Bitcoin Hits All-Time High
Bitcoin hit an all-time high Wednesday, according to Bloomberg data, thanks to continued adoption in China and other parts of the world where traditional currencies are tightly controlled. The digital currency, which just turned eight years old, reached $1,140.64, which was higher than the $1,137 it hit in November of 2013. In December, bitcoin also surpassed its previous all-time high in total market capitalization, which now exceeds $16.1 billion.
The latest increase was driven by capital or currency restrictions in countries ranging from China to India and Venezuela, where people purchased bitcoin to protect their savings, as well as increased adoption by investors. The digital currency beat every other currency, stock index and commodity contract as an investment last year.

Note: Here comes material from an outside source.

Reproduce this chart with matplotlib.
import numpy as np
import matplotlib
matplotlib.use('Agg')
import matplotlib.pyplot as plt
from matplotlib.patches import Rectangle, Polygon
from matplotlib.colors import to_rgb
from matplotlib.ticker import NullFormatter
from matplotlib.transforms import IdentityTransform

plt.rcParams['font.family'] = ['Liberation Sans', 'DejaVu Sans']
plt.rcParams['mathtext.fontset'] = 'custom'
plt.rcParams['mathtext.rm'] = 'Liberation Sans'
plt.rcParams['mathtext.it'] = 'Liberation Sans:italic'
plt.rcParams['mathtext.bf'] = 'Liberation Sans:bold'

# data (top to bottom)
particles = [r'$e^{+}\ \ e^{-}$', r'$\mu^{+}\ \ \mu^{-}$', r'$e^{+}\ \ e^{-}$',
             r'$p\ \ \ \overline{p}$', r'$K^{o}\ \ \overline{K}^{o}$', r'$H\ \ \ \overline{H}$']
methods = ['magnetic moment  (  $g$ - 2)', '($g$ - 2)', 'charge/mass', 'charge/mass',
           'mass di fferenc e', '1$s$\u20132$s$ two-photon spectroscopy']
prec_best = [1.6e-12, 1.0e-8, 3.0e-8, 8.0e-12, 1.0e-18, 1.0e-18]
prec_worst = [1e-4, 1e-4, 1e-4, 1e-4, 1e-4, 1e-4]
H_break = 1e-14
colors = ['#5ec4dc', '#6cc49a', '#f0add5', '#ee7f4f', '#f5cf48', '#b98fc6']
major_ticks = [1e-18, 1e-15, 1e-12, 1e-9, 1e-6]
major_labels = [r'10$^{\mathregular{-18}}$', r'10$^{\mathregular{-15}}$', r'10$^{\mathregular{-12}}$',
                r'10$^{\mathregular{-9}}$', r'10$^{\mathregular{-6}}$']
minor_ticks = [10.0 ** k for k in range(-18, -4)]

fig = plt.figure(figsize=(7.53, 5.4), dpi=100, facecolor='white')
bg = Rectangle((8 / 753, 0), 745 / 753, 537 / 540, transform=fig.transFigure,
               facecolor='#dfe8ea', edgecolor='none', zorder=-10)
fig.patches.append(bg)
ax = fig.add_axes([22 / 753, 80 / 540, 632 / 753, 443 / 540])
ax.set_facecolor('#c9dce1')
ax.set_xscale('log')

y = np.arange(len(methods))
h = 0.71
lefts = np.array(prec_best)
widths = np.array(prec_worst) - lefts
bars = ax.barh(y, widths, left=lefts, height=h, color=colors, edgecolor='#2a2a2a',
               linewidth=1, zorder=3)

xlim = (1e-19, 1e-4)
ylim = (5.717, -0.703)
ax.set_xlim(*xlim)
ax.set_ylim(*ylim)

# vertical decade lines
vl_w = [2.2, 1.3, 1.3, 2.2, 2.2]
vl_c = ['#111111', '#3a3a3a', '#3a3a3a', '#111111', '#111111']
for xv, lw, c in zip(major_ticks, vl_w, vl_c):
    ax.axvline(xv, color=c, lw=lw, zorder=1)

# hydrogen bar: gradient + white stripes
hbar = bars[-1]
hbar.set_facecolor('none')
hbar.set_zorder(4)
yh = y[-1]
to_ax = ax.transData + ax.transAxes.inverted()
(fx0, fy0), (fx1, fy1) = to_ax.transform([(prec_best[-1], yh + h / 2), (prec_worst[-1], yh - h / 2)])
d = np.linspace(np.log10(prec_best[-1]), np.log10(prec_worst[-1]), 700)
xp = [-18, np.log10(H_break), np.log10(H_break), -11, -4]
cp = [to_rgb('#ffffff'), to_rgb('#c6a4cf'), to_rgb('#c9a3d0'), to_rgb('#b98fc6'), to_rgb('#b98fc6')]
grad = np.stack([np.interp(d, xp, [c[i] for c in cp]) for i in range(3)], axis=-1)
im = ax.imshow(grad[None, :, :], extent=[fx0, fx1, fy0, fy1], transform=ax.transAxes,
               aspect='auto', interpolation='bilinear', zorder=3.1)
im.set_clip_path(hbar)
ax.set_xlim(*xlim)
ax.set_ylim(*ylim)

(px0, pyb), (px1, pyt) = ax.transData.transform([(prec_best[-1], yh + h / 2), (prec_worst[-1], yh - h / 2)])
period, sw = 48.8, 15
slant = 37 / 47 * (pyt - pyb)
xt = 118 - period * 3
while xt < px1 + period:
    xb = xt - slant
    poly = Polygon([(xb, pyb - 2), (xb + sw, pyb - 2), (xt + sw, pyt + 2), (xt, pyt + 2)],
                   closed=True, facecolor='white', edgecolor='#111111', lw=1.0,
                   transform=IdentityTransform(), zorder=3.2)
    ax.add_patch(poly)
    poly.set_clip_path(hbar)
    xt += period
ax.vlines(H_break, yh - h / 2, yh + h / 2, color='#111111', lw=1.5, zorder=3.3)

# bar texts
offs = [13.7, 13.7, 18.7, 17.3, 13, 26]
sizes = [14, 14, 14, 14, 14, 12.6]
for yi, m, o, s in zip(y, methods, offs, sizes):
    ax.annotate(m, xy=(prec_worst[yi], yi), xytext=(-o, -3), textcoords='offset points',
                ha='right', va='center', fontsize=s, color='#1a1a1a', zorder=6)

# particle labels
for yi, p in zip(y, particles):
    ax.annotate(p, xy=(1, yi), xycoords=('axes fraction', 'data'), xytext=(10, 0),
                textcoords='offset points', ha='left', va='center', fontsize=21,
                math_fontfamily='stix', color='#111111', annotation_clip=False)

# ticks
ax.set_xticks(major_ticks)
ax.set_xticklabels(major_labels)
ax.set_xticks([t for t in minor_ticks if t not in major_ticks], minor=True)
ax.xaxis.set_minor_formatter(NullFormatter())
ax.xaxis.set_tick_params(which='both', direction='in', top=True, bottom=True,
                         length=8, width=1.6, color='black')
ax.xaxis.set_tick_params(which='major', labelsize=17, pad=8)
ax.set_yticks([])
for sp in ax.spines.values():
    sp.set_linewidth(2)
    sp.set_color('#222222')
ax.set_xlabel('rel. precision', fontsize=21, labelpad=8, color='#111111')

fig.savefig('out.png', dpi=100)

Global restrictions on sovereign currencies are playing a major role in driving increased bitcoin demand. The Chinese government, for example, made it more difficult for people to move the nation’s currency and spend it overseas, leading to trapped liquidity. That’s made bitcoin, which isn’t controlled by any government or central bank, more attractive.
India and Venezuela banned their largest-circulating bank bills in a bid to make it harder to pay bribes and buy contraband in cash. Governments all over the world are boosting reporting rules for assets abroad and allocating more resources to figuring out how and where illegal cash moves around. It’s part of efforts to combat terrorism financing and corruption following graft scandals from Europe to Brazil. That’s boosting demand from people who want to receive and send cash without all the oversight.

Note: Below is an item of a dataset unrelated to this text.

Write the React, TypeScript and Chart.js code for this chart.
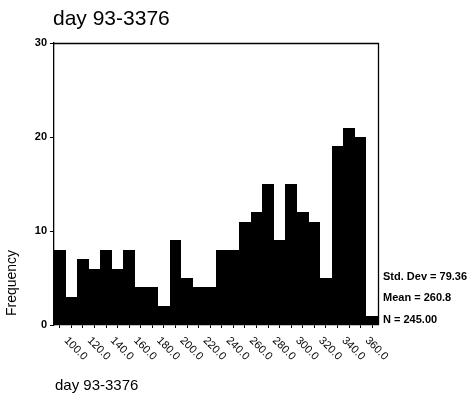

And isolationist policies by some governments to restrict remittances are pushing consumers into bitcoin as well. U.S. President-elect Donald Trump said during his campaign that he’d limit or halt remittances to Mexico until the Latin American nation agrees to pay for a border wall between the two countries.
Finally, the explosion of bitcoin supply growth is slowing, with so-called miners getting fewer electronic coins in exchange for letting the network use their computing power. The payment to owners of the computers that verify bitcoin transactions and record them in a public ledger known as the blockchain fell by half in the middle of last year.